Глаза щиплет от туши. Боже, я себя такой дурой чувствую! Растоптанной, снова использованной, преданной. У меня в груди разрастается огонь, болезненно сжигающий те крупицы света, что начали зарождаться в истерзанной страхами душе.
Я могу кричать только в глубине самой себя. Стою как вкопанная. Ноги вросли в бетон. Настя что-то еще болтает, я слышу ее лишь фоном, вижу, как шевелятся ее губы. Моим губам больно. Точно так же, как он их целовал. Это безумно трудно вытерпеть. Хочется стереть все с себя. Дебильную косметику, майорские поцелуи.
В голову лезут самые страшные мысли. Знакомые. Они ядом попадают в кровь, разъедают вены. Но нет. Я тогда не сделала необратимый, последний шаг. Не сделаю и сейчас, как бы мужчины снова не пытались меня сломать.
Мне просто больно, страшно и одиноко в десятки раз, в сотни, в тысячи, чем было до него. Он так много у меня забрал этим спором.
От слёз все картинки размываются. Буркнув Насте что-то нечленораздельное, чудом попадаю в дверной проем и ни на кого не обращая внимания иду в кабинет Макса. Пусть он скажет мне в глаза, что это правда. Пусть эта правда станет пулей, попавшей прямо в сердце, но я хочу получить ее от Марьянина, потому что он стал занимать место внутри меня, он стал частью моей меняющейся жизни.
Вламываюсь.
— Скажи мне, это правда? — голос будто не мой. Хрен на него.
Макс отрывается от бумаг и пристально смотрит на меня. Скольжу взглядом по его лицу, сквозь пелену слез пытаясь разглядеть там чувство вины или какое-то объяснение случившемуся.
— Что конкретно? — от его взгляда становится еще холоднее.
— Ты на меня поспорил! — кричу я, захлебываясь отчаянием.
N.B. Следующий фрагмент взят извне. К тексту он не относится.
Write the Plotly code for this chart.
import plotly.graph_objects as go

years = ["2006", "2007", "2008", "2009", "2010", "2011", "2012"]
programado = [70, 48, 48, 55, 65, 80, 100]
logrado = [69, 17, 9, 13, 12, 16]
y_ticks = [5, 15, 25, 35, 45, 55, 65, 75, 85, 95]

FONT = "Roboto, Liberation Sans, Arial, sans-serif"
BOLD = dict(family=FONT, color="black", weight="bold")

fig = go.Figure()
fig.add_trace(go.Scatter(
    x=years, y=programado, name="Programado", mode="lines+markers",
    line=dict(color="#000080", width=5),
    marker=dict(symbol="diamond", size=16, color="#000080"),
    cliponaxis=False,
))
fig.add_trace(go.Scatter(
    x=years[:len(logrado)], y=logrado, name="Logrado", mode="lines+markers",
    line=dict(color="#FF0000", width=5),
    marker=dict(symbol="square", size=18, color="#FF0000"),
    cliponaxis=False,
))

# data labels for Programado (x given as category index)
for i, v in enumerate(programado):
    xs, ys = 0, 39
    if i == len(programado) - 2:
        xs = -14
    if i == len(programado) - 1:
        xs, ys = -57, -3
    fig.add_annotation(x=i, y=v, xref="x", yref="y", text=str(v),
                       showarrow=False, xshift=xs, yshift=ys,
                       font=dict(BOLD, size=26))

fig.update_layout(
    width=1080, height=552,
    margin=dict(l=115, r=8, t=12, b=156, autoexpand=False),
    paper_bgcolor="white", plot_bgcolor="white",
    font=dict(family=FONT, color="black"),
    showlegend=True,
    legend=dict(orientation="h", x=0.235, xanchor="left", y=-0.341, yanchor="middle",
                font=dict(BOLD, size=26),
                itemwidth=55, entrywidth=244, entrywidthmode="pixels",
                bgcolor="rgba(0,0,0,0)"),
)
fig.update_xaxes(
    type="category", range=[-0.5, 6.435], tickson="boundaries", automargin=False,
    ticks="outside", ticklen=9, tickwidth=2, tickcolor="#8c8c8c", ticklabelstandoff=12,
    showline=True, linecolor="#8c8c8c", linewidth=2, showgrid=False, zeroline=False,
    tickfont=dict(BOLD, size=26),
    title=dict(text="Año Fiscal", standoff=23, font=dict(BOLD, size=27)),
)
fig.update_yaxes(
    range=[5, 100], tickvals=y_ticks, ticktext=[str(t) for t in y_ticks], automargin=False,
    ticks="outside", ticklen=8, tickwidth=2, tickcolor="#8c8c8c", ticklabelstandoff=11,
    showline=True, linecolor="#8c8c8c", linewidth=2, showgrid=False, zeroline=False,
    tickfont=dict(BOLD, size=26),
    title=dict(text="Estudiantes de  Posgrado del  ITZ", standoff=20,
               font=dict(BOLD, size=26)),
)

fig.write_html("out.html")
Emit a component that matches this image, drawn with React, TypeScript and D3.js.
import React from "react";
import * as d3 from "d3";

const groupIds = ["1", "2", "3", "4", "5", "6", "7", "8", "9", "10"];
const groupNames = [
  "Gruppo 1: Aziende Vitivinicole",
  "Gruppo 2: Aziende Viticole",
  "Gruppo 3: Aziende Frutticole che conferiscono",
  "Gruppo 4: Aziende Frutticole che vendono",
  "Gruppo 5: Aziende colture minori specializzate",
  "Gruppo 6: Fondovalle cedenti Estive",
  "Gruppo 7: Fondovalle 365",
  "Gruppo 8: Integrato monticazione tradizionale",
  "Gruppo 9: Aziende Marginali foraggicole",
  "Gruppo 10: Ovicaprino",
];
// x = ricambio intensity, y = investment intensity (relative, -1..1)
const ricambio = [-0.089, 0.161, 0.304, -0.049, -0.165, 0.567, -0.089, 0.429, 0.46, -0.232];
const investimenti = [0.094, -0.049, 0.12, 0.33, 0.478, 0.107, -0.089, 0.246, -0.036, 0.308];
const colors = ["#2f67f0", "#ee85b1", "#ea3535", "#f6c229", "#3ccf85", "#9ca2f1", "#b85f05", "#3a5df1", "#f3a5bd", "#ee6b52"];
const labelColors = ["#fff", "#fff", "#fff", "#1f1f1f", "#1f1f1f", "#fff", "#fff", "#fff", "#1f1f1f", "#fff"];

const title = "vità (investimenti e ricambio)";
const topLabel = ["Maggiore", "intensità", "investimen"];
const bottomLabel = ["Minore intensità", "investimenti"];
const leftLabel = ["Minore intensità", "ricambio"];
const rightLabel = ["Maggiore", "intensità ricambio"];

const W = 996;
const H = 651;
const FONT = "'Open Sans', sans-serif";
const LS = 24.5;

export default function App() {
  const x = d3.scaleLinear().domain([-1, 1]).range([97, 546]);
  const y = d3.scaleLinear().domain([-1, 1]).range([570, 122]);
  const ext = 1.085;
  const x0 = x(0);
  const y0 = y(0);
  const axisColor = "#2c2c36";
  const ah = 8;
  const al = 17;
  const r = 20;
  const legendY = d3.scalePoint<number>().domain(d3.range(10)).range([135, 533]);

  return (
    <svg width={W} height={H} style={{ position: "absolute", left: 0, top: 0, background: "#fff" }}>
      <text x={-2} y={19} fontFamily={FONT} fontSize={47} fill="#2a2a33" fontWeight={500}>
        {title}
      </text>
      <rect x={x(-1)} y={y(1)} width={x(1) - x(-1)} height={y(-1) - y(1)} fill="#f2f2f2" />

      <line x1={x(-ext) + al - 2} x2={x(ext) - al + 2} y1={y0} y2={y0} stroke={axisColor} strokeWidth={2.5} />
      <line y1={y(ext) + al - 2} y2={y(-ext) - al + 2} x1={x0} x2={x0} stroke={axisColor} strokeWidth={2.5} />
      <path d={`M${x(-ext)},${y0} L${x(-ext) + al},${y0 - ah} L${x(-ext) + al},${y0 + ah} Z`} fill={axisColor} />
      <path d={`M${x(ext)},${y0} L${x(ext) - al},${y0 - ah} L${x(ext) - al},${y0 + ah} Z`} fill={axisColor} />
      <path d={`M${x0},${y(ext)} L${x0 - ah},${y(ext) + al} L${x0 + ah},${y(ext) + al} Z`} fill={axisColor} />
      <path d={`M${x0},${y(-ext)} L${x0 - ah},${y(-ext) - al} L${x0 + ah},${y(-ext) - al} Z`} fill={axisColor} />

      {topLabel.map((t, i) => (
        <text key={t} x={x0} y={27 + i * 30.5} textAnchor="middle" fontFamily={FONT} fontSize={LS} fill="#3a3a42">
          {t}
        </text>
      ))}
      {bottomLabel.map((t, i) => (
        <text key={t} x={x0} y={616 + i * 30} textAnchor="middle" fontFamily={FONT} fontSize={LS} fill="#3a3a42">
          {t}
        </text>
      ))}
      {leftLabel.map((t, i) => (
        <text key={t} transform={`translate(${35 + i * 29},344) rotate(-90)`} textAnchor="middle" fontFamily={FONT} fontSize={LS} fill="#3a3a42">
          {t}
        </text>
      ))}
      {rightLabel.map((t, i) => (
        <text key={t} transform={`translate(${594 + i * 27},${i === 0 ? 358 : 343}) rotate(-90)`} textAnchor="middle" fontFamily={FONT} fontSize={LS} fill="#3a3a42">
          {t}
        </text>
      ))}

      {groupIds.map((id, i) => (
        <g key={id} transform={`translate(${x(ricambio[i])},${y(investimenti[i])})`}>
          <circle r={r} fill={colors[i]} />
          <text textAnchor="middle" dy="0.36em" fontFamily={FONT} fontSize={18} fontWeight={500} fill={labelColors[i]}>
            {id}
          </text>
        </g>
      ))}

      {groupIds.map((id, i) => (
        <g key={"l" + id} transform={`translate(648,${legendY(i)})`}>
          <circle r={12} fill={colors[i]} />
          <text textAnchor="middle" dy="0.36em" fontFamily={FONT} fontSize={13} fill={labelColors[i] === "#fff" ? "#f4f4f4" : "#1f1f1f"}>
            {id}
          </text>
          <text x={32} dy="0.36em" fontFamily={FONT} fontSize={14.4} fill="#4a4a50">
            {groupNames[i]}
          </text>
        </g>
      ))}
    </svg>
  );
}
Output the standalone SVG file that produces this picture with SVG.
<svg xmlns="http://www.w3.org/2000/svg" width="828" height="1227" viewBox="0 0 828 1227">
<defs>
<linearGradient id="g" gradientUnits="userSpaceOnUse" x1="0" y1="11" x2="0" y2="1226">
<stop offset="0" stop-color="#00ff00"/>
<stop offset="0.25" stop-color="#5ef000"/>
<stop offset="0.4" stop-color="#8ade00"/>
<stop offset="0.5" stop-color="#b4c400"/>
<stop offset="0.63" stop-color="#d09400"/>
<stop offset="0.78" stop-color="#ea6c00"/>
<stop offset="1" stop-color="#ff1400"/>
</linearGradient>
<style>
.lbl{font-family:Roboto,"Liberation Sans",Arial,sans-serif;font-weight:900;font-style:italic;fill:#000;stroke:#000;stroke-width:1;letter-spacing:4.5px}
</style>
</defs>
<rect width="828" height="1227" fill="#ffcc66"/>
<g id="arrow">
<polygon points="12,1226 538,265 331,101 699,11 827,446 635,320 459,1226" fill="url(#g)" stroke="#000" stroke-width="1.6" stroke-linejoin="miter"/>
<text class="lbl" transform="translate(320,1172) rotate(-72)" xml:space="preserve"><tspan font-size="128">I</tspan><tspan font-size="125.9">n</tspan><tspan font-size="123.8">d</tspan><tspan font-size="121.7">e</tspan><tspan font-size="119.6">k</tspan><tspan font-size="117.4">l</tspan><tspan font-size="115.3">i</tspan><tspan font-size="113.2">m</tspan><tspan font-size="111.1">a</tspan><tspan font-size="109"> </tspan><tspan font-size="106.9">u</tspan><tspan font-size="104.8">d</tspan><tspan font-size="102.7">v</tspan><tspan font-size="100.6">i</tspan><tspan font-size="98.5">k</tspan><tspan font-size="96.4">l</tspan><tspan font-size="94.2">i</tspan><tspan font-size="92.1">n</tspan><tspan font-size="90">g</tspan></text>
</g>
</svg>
Так хочется спрятаться и заскулить, но надо услышать от него. Чтобы разбиться, вернуться в состояние тени. Картинка в зеркале была правильной. Это мое воображение вдруг решило, что тень имеет право стать цветной.
— Ты просто использовал меня! Какая же ты сволочь, Макс!
— Ив, давай без истерик, — его сухость и равнодушие бьют как пощечины. — Ты же знала, какой я?
— Знала, но ты сделал все, чтобы я поверила… — мой голос предательски срывается, но я быстро беру себя в руки. — Надеюсь оно того стоило.
— Ива, все не так, — он поднимается, идет ко мне, а я слепо двигаюсь как можно дальше и даже слезы высыхают. Он их сметает своим поведением, холодностью, безучастностью. Сейчас передо мной тот Макс, с которым я познакомилась, когда только пришла в отдел.
Вот такой он настоящий, да?
— Какой же ты урод, — качаю головой, оказавшись у стены.
Черт! Надо было оглянуться чуть раньше.
— Это правда, — он хватает меня за плечи и встряхивает как куклу. Его игрушку, вещь, на которую можно поспорить.
А в висках еще пульсирует надежда:
— Но все изменилось, слышишь? — зачем-то пытается убедить. В чем он пытается меня убедить?
— Да пошел ты, — произношу вслух. Это все, на что у меня остались силы, и еще на то, чтобы поднять руку вверх и показать ему «фак».
Я не знаю, куда от нее спрятаться и повернула не туда. Надо было к выходу, а я иду вглубь коридора, всхлипывая, натыкаясь на кого-то из наших парней.
— Ив? — по голосу узнаю Лену. Поднимаю на нее растерянный взгляд.
— У-у-у, как все хреново. Пошли, — она берет меня за плечи и разворачивает к своему кабинету.
— Я не… — вяло сопротивляюсь. Пустая.
— Пошли, пошли, пока никто из начальства не увидел, — заталкивает меня к себе и запирает дверь на ключ. — Что случилось-то?
Провожает к столу. Надавив на плечи, усаживает на стул. Все звуки кажутся такими громкими…
— Хотя можешь не говорить, я и так догадалась.
И тут до меня доходит вся неприглядная правда. Все уже знают. Весь отдел перемывает мне кости на каждом шагу. Как дальше-то быть? Как работать в этом коллективе дальше? Как в глаза людям смотреть? Макс уничтожил меня. Не только внутри, но и снаружи.
— Марьянин, сволочь!
Растерянно хлопаю ресницами, не зная, что ответить. Лена ставит передо мной две чайные кружки и открытую бутылку коньяка. Разливает янтарный алкоголь, бросает в каждую кружку по чайной ложке и приоткрывает окно.
— На всякий случай, — поясняет она и присаживается напротив. — Пей, а то на тебе лица совсем нет, — ударяет керамическим бортиком о мой. — Давай, девочка и станет легче.